Following Tuesday‘s (October 4) debate between Alabama legislators and the Biden administration before the Supreme Court, it appears the conservative majority court could side with Alabama regarding its GOP-friendly congressional districting.
During a two-hour debate, the state argued that its congressional map — which will have significant implications in 2024 and beyond — took a “race neutral” approach.
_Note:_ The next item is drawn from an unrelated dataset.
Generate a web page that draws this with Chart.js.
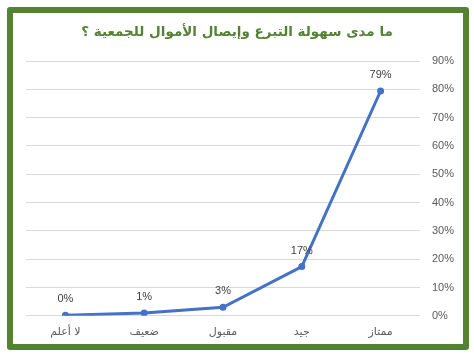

The state also argued that it should not be required to sort voters based on race.
The Biden administration flanked by activist groups, pleaded with the justices not to weaken the enforcement of a critical provision in the Voting Rights Act.
Alabama’s congressional map was challenged after a Republican-led legislature redrew district lines to only include one Black majority voting district out of its seven congressional districts, despite the Black population accounting for more than one-fourth of the state’s population.
When the districting was first challenged, a federal district court concluded that the state could have — using traditional districting criteria — drawn a second minority-majority district.
In February of this year, the Supreme Court made its first ruling in favor of the state, issuing a preliminary order allowing Alabama to use its current district map for November’s midterms. It gave a similar order to Louisiana, which is also being pursued to add a second Black majority voting district.
When the case was before a three-judge federal panel, the panel found that the congressional map had violated the landmark Voting Rights Act.
The VRA provision bans a state from enacting voting practices that “result in a denial or abridgment of the right to vote on account of race or color,” stating elections must be “equally open.”
The federal judge panel argued Alabama was violating this provision by drawing a map where most Black voters would form part of one voting district and then spreading out other Black voters among the remaining six districts, artificially diluting their voting power and making it challenging for Black voters to elect a candidate they’d choose.
But during Tuesday’s debate, the fervor hadn’t rolled over onto Supreme Court Justices. Beyond liberal Justice Ketanji Brown Jackson, who dominated the debate by asking Alabama legislatures tough questions, others on the panel were less intense.
Fellow liberal Justice Elena Kagan spoke more broadly before querying Alabama Solicitor General Edmund LaCour if the state is “asking us essentially to cut back substantially on our 40 years of precedent and to make this too extremely difficult to prevail on. So what’s left?”
Conservative Justices Clarence Thomas and Neil Gorsuch didn’t participate much. Thomas asked one question, and Gorsuch asked none.
Justice Samuel Alito turned his questioning to the Biden administration, while Justices Brett Kavanaugh and Amy Coney asked tough questions to both sides.
Although the pair asked questions indiscriminately, the two are still predicted to side with Alabama.